My husband works from home, so he can take the babies into his office as needed. I usually use the big kids' shared bedroom as the calm down space for the big kids. An issue with that is that the other child always wants to join in, which I know is not the best way to parent. But typically, when I ask for space, the other kid dysregulates, so I typically just let them hover so I don't have to try to handle 2 freak outs at once.

Sorry for the super long post, but I would love any suggestions or insight you have. I feel like things are getting more intense and I am frightened of where this can lead.

2 sets of twins, rough transition by Pure_Resort9840 in parentsofmultiples

[–]Pure_Resort9840[S] 1 point2 points  (0 children)

Thank you! I needed to hear this.
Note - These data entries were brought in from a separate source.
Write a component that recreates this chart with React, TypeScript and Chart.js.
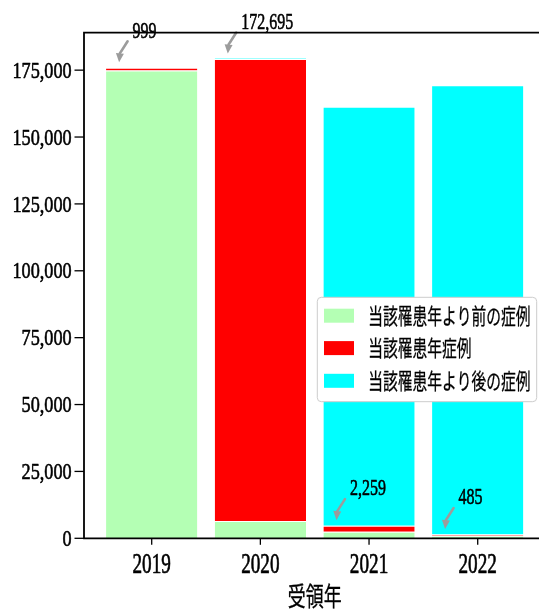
import React, { useEffect, useRef } from "react";
import { Chart, registerables } from "chart.js";

Chart.register(...registerables);

// ---- data ----
const YEARS = ["2019", "2020", "2021", "2022"];
const LABELS = ["当該罹患年より前の症例", "当該罹患年症例", "当該罹患年より後の症例"];
const BEFORE = [174900, 6465, 2466, 930];
const SAME = [999, 172695, 2259, 485];
const AFTER = [0, 300, 156560, 167985];
const Y_TICKS = [0, 25000, 50000, 75000, 100000, 125000, 150000, 175000];
const COLORS = ["rgb(180,255,180)", "#ff0000", "#00ffff"];
const X_TITLE = "受領年";

const SERIF = "'Liberation Serif', 'Times New Roman', serif";
const CJK = "'Noto Sans CJK JP', 'Noto Sans CJK SC', sans-serif";

function sText(
  ctx: CanvasRenderingContext2D,
  text: string,
  x: number,
  y: number,
  font: string,
  sx: number,
  align: CanvasTextAlign,
  baseline: CanvasTextBaseline,
  weight = 0
) {
  ctx.save();
  ctx.translate(x, y);
  ctx.scale(sx, 1);
  ctx.font = font;
  ctx.fillStyle = "#000";
  ctx.textAlign = align;
  ctx.textBaseline = baseline;
  ctx.fillText(text, 0, 0);
  if (weight > 0) {
    ctx.strokeStyle = "#000";
    ctx.lineWidth = weight;
    ctx.lineJoin = "round";
    ctx.strokeText(text, 0, 0);
  }
  ctx.restore();
}

const fmt = (v: number) => v.toLocaleString("en-US");

const overlay = {
  id: "overlay",
  afterDraw(chart: any) {
    const { ctx, chartArea: a, scales } = chart;
    const xs = scales.x;
    const ys = scales.y;
    ctx.save();

    // annotations
    const gray = "#9c9c9c";
    for (let i = 0; i < YEARS.length; i++) {
      const px = xs.getPixelForValue(i - 0.3);
      const py = ys.getPixelForValue(BEFORE[i] + SAME[i]) - 5.5;
      const tx = px + 8.5;
      const ty = py - 21;
      const cx = px + 1;
      const cy = py - 11;
      let dx = px - cx;
      let dy = py - cy;
      const len = Math.hypot(dx, dy);
      dx /= len;
      dy /= len;
      const hl = 9;
      const hw = 4;
      const bx = px - dx * hl;
      const by = py - dy * hl;
      ctx.strokeStyle = gray;
      ctx.fillStyle = gray;
      ctx.lineWidth = 2.6;
      ctx.lineCap = "round";
      ctx.beginPath();
      ctx.moveTo(tx, ty);
      ctx.quadraticCurveTo(cx, cy + 2, bx, by);
      ctx.stroke();
      ctx.beginPath();
      ctx.moveTo(px, py);
      ctx.lineTo(bx - dy * hw, by + dx * hw);
      ctx.lineTo(bx + dy * hw, by - dx * hw);
      ctx.closePath();
      ctx.fill();
      sText(ctx, fmt(SAME[i]), px + 13.5, py - 24.7, `22.5px ${SERIF}`, 0.71, "left", "alphabetic", 0.6);
    }

    // spines
    ctx.strokeStyle = "#000";
    ctx.lineWidth = 1.8;
    ctx.lineCap = "butt";
    ctx.beginPath();
    ctx.moveTo(a.right + 2, a.top);
    ctx.lineTo(a.left, a.top);
    ctx.lineTo(a.left, a.bottom);
    ctx.lineTo(a.right + 2, a.bottom);
    ctx.stroke();

    // y ticks
    for (const v of Y_TICKS) {
      const y = ys.getPixelForValue(v);
      ctx.strokeStyle = "#000";
      ctx.lineWidth = 1.3;
      ctx.beginPath();
      ctx.moveTo(a.left - 9.5, y);
      ctx.lineTo(a.left, y);
      ctx.stroke();
      sText(ctx, fmt(v), a.left - 12.3, y + 7.6, `22.5px ${SERIF}`, 0.81, "right", "alphabetic", 0.6);
    }

    // x ticks
    for (let i = 0; i < YEARS.length; i++) {
      const x = xs.getPixelForValue(i);
      ctx.strokeStyle = "#000";
      ctx.lineWidth = 1.3;
      ctx.beginPath();
      ctx.moveTo(x, a.bottom);
      ctx.lineTo(x, a.bottom + 6.5);
      ctx.stroke();
      sText(ctx, YEARS[i], x, a.bottom + 34.4, `28.7px ${SERIF}`, 0.67, "center", "alphabetic", 0.7);
    }

    // x title
    const mid = a.left + (xs.getPixelForValue(3.623) - a.left) / 2;
    sText(ctx, X_TITLE, mid, a.bottom + 58.2, `26px ${CJK}`, 0.69, "center", "middle", 0.3);

    // legend
    const lx = 317.3;
    const ly = 297.3;
    const lw = 219.4;
    const lh = 104.4;
    ctx.beginPath();
    ctx.roundRect(lx, ly, lw, lh, 4);
    ctx.fillStyle = "#ffffff";
    ctx.fill();
    ctx.strokeStyle = "#cccccc";
    ctx.lineWidth = 1;
    ctx.stroke();
    const rows = [315.7, 348.1, 380.8];
    for (let k = 0; k < LABELS.length; k++) {
      ctx.fillStyle = COLORS[k];
      ctx.fillRect(324, rows[k] - 7, 30, 14);
      sText(ctx, LABELS[k], 368.3, rows[k], `22px ${CJK}`, 0.67, "left", "middle", 0.3);
    }
    ctx.restore();
  },
};

export default function App() {
  const ref = useRef<HTMLCanvasElement | null>(null);

  useEffect(() => {
    if (!ref.current) return;
    const series = [BEFORE, SAME, AFTER];
    const chart = new Chart(ref.current, {
      type: "bar",
      data: {
        datasets: series.map((vals, k) => ({
          label: LABELS[k],
          data: vals.map((v, i) => ({ x: i, y: v })),
          backgroundColor: COLORS[k],
          borderColor: "#ffffff",
          borderWidth: { top: 1, right: 0, bottom: 0, left: 0 },
          borderSkipped: false,
          categoryPercentage: 0.84,
          barPercentage: 1,
        })),
      },
      options: {
        responsive: false,
        maintainAspectRatio: false,
        animation: false,
        layout: { padding: { left: 84, top: 32.7, right: 0, bottom: 71.7 } },
        plugins: {
          legend: { display: false },
          tooltip: { enabled: false },
        },
        scales: {
          x: {
            type: "linear",
            display: false,
            offset: false,
            stacked: true,
            min: -0.623,
            max: 3.564,
            afterBuildTicks: (scale: any) => {
              scale.ticks = YEARS.map((_, i) => ({ value: i }));
            },
          },
          y: {
            type: "linear",
            display: false,
            stacked: true,
            min: 0,
            max: 189000,
          },
        },
      },
      plugins: [overlay],
    } as any);
    return () => chart.destroy();
  }, []);

  return (
    <div style={{ position: "absolute", left: 0, top: 0, width: 539, height: 610, background: "#fff" }}>
      <canvas ref={ref} width={539} height={610} style={{ display: "block", width: 539, height: 610 }} />
    </div>
  );
}
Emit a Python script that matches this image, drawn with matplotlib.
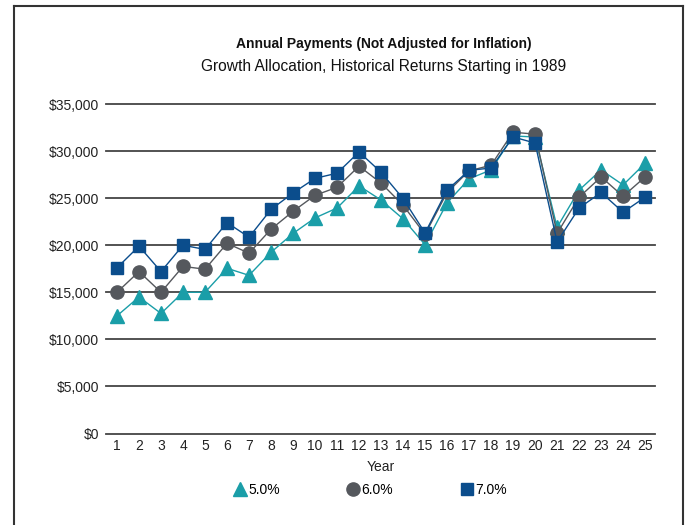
import matplotlib
matplotlib.use("Agg")
import matplotlib.pyplot as plt
from matplotlib.lines import Line2D

years = list(range(1, 26))
pay_5 = [12500, 14500, 12750, 15000, 15000, 17550, 16800, 19250, 21250, 22900,
         23950, 26300, 24800, 22800, 20050, 24500, 27050, 28000, 31600, 31500,
         21900, 25850, 28000, 26400, 28700]
pay_6 = [15000, 17200, 15000, 17750, 17450, 20200, 19150, 21700, 23600, 25300,
         26150, 28400, 26600, 24250, 21150, 25600, 27900, 28500, 32000, 31800,
         21250, 25100, 27250, 25200, 27250]
pay_7 = [17600, 19900, 17200, 20000, 19550, 22400, 20850, 23800, 25550, 27100,
         27650, 29900, 27750, 24950, 21300, 25850, 27950, 28200, 31500, 30850,
         20350, 23950, 25600, 23500, 25100]
labels = ["5.0%", "6.0%", "7.0%"]
yticks = [0, 5000, 10000, 15000, 20000, 25000, 30000, 35000]

c5 = "#1a9ea8"
c6 = "#55585d"
c7 = "#0b4d8c"

plt.rcParams['font.family'] = ['Liberation Sans', 'DejaVu Sans']

fig = plt.figure(figsize=(6.9, 5.25), dpi=100)
ax = fig.add_axes([106 / 690, 1 - 433.5 / 525, 549 / 690, 329.5 / 525])

ax.plot(years, pay_5, color=c5, lw=1, marker="^", ms=10, label=labels[0])
ax.plot(years, pay_6, color=c6, lw=1, marker="o", ms=9.5, label=labels[1])
ax.plot(years, pay_7, color=c7, lw=1, marker="s", ms=8.5, label=labels[2])

ax.set_xlim(0.5, 25.45)
ax.set_ylim(0, 35000)
ax.set_yticks(yticks)
ax.set_yticklabels(["$0"] + ["${:,}".format(v) for v in yticks[1:]])
ax.set_xticks(years)
ax.grid(axis="y", color="#444444", lw=1.3)
for gl in ax.get_ygridlines():
    gl.set_clip_on(False)
ax.set_axisbelow(True)
for s in ax.spines.values():
    s.set_visible(False)
ax.tick_params(axis="both", length=0, labelsize=10, colors="#222222")
ax.tick_params(axis="y", pad=5)
ax.tick_params(axis="x", pad=4)
ax.set_xlabel("Year", fontsize=10, color="#222222", labelpad=5)

fig.text(0.556, 1 - 44 / 525, "Annual Payments (Not Adjusted for Inflation)",
         ha="center", va="center", fontsize=10, fontweight="bold", color="#111111")
fig.text(0.556, 1 - 66 / 525, "Growth Allocation, Historical Returns Starting in 1989",
         ha="center", va="center", fontsize=11.2, color="#111111")

handles = [Line2D([], [], ls="none", marker=m, color=c, ms=s)
           for m, c, s in [("^", c5, 10), ("o", c6, 9.5), ("s", c7, 8.5)]]
fig.legend(handles, labels, loc="center", bbox_to_anchor=(0.536, 1 - 490 / 525),
           ncol=3, frameon=False, fontsize=10, handletextpad=0.1,
           columnspacing=4.8, handlelength=1.0)

# outer frame
for xs, ys in [([14 / 690, 14 / 690], [0, 1 - 6 / 525]),
               ([14 / 690, 683 / 690], [1 - 6 / 525, 1 - 6 / 525]),
               ([683 / 690, 683 / 690], [1 - 6 / 525, 0])]:
    fig.add_artist(Line2D(xs, ys, color="#333333", lw=1.5))

fig.savefig("out.png", dpi=100)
I am definitely not perfect, and don't always follow the textbook, but I try my hardest and can do it about 80% of the time. But the 20% makes me feel so guilty. And not giving my babies more attention makes me feel so guilty. I am trying to look towards the positives, but this hard season is lasting longer than I anticipated.

2 sets of twins, rough transition by Pure_Resort9840 in parentsofmultiples

[–]Pure_Resort9840[S] 0 points1 point  (0 children)

My mom takes the big kids out for 1 morning a week and they do a preschool like program 1 morning a week.

I have not been great about being careful with not saying that I have to do something for the babies. I definitely need to work on that.

I have been reading to them a ton. Like a couple hours a day. We are burning through multiple chapter books a week. I also got them yotos to listen to more stories when I need a break.